The subordinate song differs so radically in style, and each song is so
complete and distinct from the other, that the form is almost certainly
Song with Trio; but there is a strong intimation of the Rondo-form in
the elaborate variation of the da capo, and in the treatment of the
coda (last 17 measures), in which motives from both Songs are
associated so closely as to vindicate their kinship. In a word, this
movement possesses,--despite the apparent independence of its
Songs,--some degree of that continuity, compactness and artistic finish
which culminate in the genuine Rondo-form.
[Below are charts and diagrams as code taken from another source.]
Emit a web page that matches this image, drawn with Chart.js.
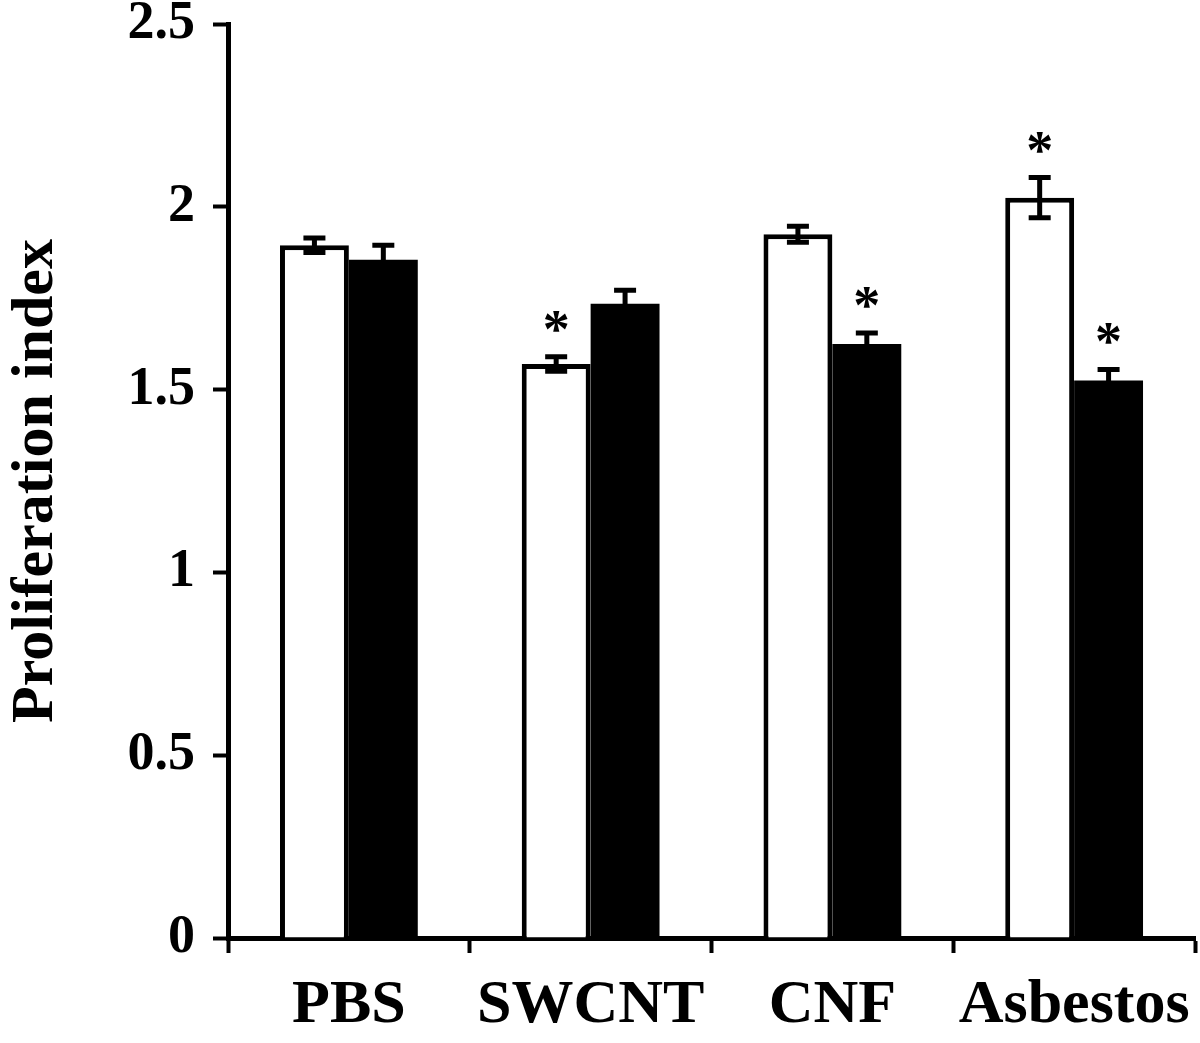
<!DOCTYPE html>
<html>
<head>
<meta charset="utf-8">
<script src="https://cdn.jsdelivr.net/npm/chart.js@4/dist/chart.umd.min.js"></script>
<style>
  html, body { margin: 0; padding: 0; background: #fff; }
  #wrap { width: 1200px; height: 1043px; }
</style>
</head>
<body>
<div id="wrap"><canvas id="myChart" width="1200" height="1043"></canvas></div>
<script>
(() => {
  //! DATA
  const categories = ["PBS", "SWCNT", "CNF", "Asbestos"];
  const whiteValues = [1.895, 1.57, 1.925, 2.025];
  const whiteErrors = [0.02, 0.02, 0.022, 0.055];
  const blackValues = [1.855, 1.735, 1.625, 1.525];
  const blackErrors = [0.04, 0.037, 0.03, 0.03];
  const whiteStars = [false, true, false, true];
  const blackStars = [false, false, true, true];
  const yMin = 0;
  const yMax = 2.5;
  const yStep = 0.5;

  const serif = "'Liberation Serif', 'Times New Roman', serif";

  // error bars + asterisks drawn on top of the bars
  const errorBars = {
    id: "errorBars",
    afterDatasetsDraw(chart) {
      const c = chart.ctx;
      const y = chart.scales.y;
      const errs = [whiteErrors, blackErrors];
      const stars = [whiteStars, blackStars];
      chart.data.datasets.forEach((ds, di) => {
        const meta = chart.getDatasetMeta(di);
        meta.data.forEach((bar, i) => {
          const v = ds.data[i];
          const e = errs[di][i];
          const top = y.getPixelForValue(v + e);
          const bot = y.getPixelForValue(v - e);
          c.save();
          c.strokeStyle = "#000";
          c.lineWidth = 5;
          c.beginPath();
          c.moveTo(bar.x, top);
          c.lineTo(bar.x, bot);
          c.moveTo(bar.x - 11, top);
          c.lineTo(bar.x + 11, top);
          c.moveTo(bar.x - 11, bot);
          c.lineTo(bar.x + 11, bot);
          c.stroke();
          if (stars[di][i]) {
            c.fillStyle = "#000";
            c.font = "bold 54px " + serif;
            c.textAlign = "center";
            c.textBaseline = "alphabetic";
            c.fillText("*", bar.x, top - 10);
          }
          c.restore();
        });
      });
    }
  };

  const ctx = document.getElementById("myChart");
  new Chart(ctx, {
    type: "bar",
    data: {
      labels: categories,
      datasets: [
        {
          data: whiteValues,
          backgroundColor: "#fff",
          borderColor: "#000",
          borderWidth: 5,
          borderSkipped: "start",
          categoryPercentage: 0.57,
          barPercentage: 1.0
        },
        {
          data: blackValues,
          backgroundColor: "#000",
          borderColor: "#000",
          borderWidth: 0,
          categoryPercentage: 0.57,
          barPercentage: 1.0
        }
      ]
    },
    options: {
      responsive: false,
      animation: false,
      devicePixelRatio: 1,
      layout: { padding: { top: 24, right: 5, left: 0, bottom: 0 } },
      plugins: { legend: { display: false }, tooltip: { enabled: false } },
      scales: {
        x: {
          grid: {
            display: true,
            drawOnChartArea: false,
            offset: true,
            tickLength: 15,
            tickWidth: 4,
            tickColor: "#000"
          },
          border: { display: true, color: "#000", width: 5 },
          ticks: {
            color: "#000",
            padding: 16,
            maxRotation: 0,
            font: { family: serif, size: 62, weight: "bold" }
          },
          afterFit(scale) {
            scale.height = 105;
            scale.paddingLeft = 0;
            scale.paddingRight = 0;
          }
        },
        y: {
          min: yMin,
          max: yMax,
          grid: {
            display: true,
            drawOnChartArea: false,
            tickLength: 15,
            tickWidth: 4,
            tickColor: "#000"
          },
          border: { display: true, color: "#000", width: 5 },
          ticks: {
            stepSize: yStep,
            color: "#000",
            padding: 18,
            font: { family: serif, size: 54, weight: "bold" },
            callback: (value) => String(value)
          },
          title: {
            display: true,
            text: "Proliferation index",
            color: "#000",
            padding: { top: 0, bottom: 0 },
            font: { family: serif, size: 60, weight: "bold" }
          },
          afterFit(scale) {
            scale.width = 228;
            scale.paddingTop = 0;
            scale.paddingBottom = 0;
          }
        }
      }
    },
    plugins: [errorBars]
  });
})();
</script>
</body>
</html>
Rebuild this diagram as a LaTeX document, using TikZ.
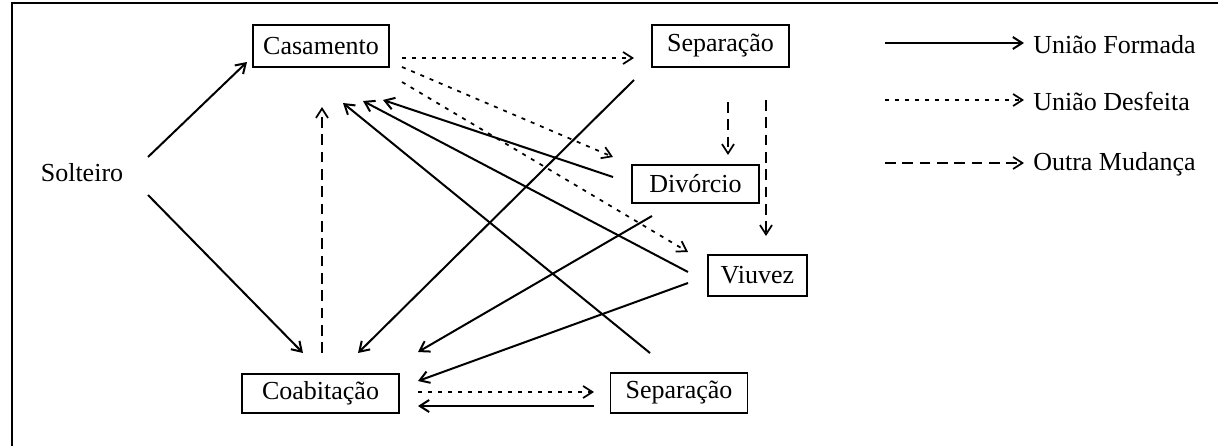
\documentclass[tikz,border=0pt]{standalone}
\usepackage{fontspec}
\setmainfont{Liberation Serif}
\usetikzlibrary{arrows.meta}
\newcommand{\diagfont}{\fontsize{19.5}{23}\selectfont}
\begin{document}
\begin{tikzpicture}[x=0.75pt,y=-0.75pt,
  box/.style={draw, line width=1.2pt, inner sep=0pt, font=\diagfont},
  lbl/.style={inner sep=0pt, font=\diagfont},
  tip/.style={-{Straight Barb[length=7pt,width=9pt]}},
  formed/.style={tip, line width=1.5pt},
  undone/.style={tip, line width=1.3pt, dash pattern=on 3pt off 4.5pt},
  other/.style={tip, line width=1.3pt, dash pattern=on 8pt off 5pt},
  frame/.style={line width=1.5pt}
]
\useasboundingbox (0,0) rectangle (1218,446);
% frame (top and left)
\coordinate (frTL) at (12,3);
\coordinate (frTR) at (1218,3);
\coordinate (frBL) at (12,446);
\draw[frame] (frBL) -- (frTL) -- (frTR);

% nodes
\node[lbl] (sol) at (82,173) {Solteiro};
\node[box, minimum width=102pt, minimum height=31.5pt] (cas) at (321,46) {Casamento};
\node[box, minimum width=103pt, minimum height=31.5pt] (sept) at (720.5,46) {Separação};
\node[box, minimum width=95pt, minimum height=28.5pt] (div) at (695.5,184) {Divórcio};
\node[box, minimum width=74pt, minimum height=31pt] (viu) at (757.5,275.5) {Viuvez};
\node[box, minimum width=118pt, minimum height=29.5pt] (coab) at (320.5,393.5) {Coabitação};
\node[box, minimum width=103pt, minimum height=30pt] (sepb) at (679,393) {Separação};

% connector end points
\coordinate (solA) at (148,157);
\coordinate (solB) at (148,195);
\coordinate (casIn0) at (247,62);
\coordinate (coabIn0) at (303,353);
\coordinate (coabOut0) at (322,353);
\coordinate (casIn1) at (322,107);
\coordinate (casOut1) at (402,58);
\coordinate (septIn) at (634,58);
\coordinate (casOut2) at (402,67);
\coordinate (divIn) at (613,157);
\coordinate (casOut3) at (402,82);
\coordinate (viuIn) at (688,252);
\coordinate (septOut1) at (728,102);
\coordinate (divIn2) at (728,155);
\coordinate (septOut2) at (766,100);
\coordinate (viuIn2) at (766,236);
\coordinate (septOut3) at (634,80);
\coordinate (coabIn1) at (358,353);
\coordinate (divOut1) at (613,177);
\coordinate (casIn4) at (383,100);
\coordinate (viuOut1) at (688,272);
\coordinate (casIn3) at (363,101);
\coordinate (sepbOut1) at (650,353);
\coordinate (casIn2) at (343,103);
\coordinate (divOut2) at (652,216);
\coordinate (coabIn2) at (418,352);
\coordinate (viuOut2) at (688,283);
\coordinate (coabIn3) at (418,381);
\coordinate (coabOut1) at (418,392);
\coordinate (sepbIn) at (594,392);
\coordinate (sepbOut2) at (594,406);
\coordinate (coabIn4) at (418,406);

% connectors
\draw[formed] (solA) -- (casIn0);
\draw[formed] (solB) -- (coabIn0);
\draw[other] (coabOut0) -- (casIn1);
\draw[undone] (casOut1) -- (septIn);
\draw[undone] (casOut2) -- (divIn);
\draw[undone] (casOut3) -- (viuIn);
\draw[other] (septOut1) -- (divIn2);
\draw[other] (septOut2) -- (viuIn2);
\draw[formed] (septOut3) -- (coabIn1);
\draw[formed] (divOut1) -- (casIn4);
\draw[formed] (viuOut1) -- (casIn3);
\draw[formed] (sepbOut1) -- (casIn2);
\draw[formed] (divOut2) -- (coabIn2);
\draw[formed] (viuOut2) -- (coabIn3);
\draw[undone] (coabOut1) -- (sepbIn);
\draw[formed] (sepbOut2) -- (coabIn4);

% legend
\coordinate (lgA1) at (885,43);
\coordinate (lgA2) at (1024,43);
\coordinate (lgB1) at (885,100);
\coordinate (lgB2) at (1024,100);
\coordinate (lgC1) at (885,163);
\coordinate (lgC2) at (1024,163);
\draw[formed] (lgA1) -- (lgA2);
\draw[undone] (lgB1) -- (lgB2);
\draw[other] (lgC1) -- (lgC2);
\node[lbl, anchor=west] (lgA) at (1033,45) {União Formada};
\node[lbl, anchor=west] (lgB) at (1033,101) {União Desfeita};
\node[lbl, anchor=west] (lgC) at (1033,164) {Outra Mudança};
\end{tikzpicture}
\end{document}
3. Mozart, pianoforte sonata, No. 10, second movement (Rondeau en
polonaise). The continuity and unity of this composition is so
complete that it is certainly a Rondo-form; the principal theme is a
fairly large Three-Part form; the subordinate theme (measure 47-69) is
a Two-Part form, the second part corresponding in contents to the
second Part of the principal theme; the recurrence of the principal
theme is abbreviated to one of its three Parts, and is merged in the
coda (last seven measures), which assumes the nature of a mere
extension. Despite all this evidence, there still remains a certain
impression of structural independence, which, so to speak, betrays the
seams, and militates somewhat against the spirit of the perfect
Rondo-form. See also, No. 13, Adagio.
4. Beethoven, pianoforte sonata, op. 2, No. 2, Largo; the unessential
details omitted in the following (in order to economize space) appear,
of course, in the original,--to which the student is expected to refer.
This is a genuine First Rondo-form. All the factors of which it is
composed, Phrases, Parts and Themes, are so closely interlinked that
the continuity, cohesion and unity of the whole is complete. The
variety of contents which these factors exhibit (greatest, naturally,
between the two themes), does not disturb the impression that the whole
movement is a unit. This is due, at least partly, to the manner in
which the perfect cadences are disguised; each one is passed over with
the least possible check of rhythmic movement (measures 8, 19, etc.),
thus snugly dove-tailing the structural factors. The coda is elaborate
and unusually long; it consists of several sections, as follows (see
the original): from measure 1 (the last measure in Ex. 54) to measure
4, a phrase, derived from the second Part of the Principal theme;
measures 5-7, an abbreviated repetition; measures 8-14, a phrase,
derived from the Principal theme; measures 15-17, a transitional
passage; measures 18-25, a period, closely resembling Part I of the
Principal theme; measures 26-30, final phrase.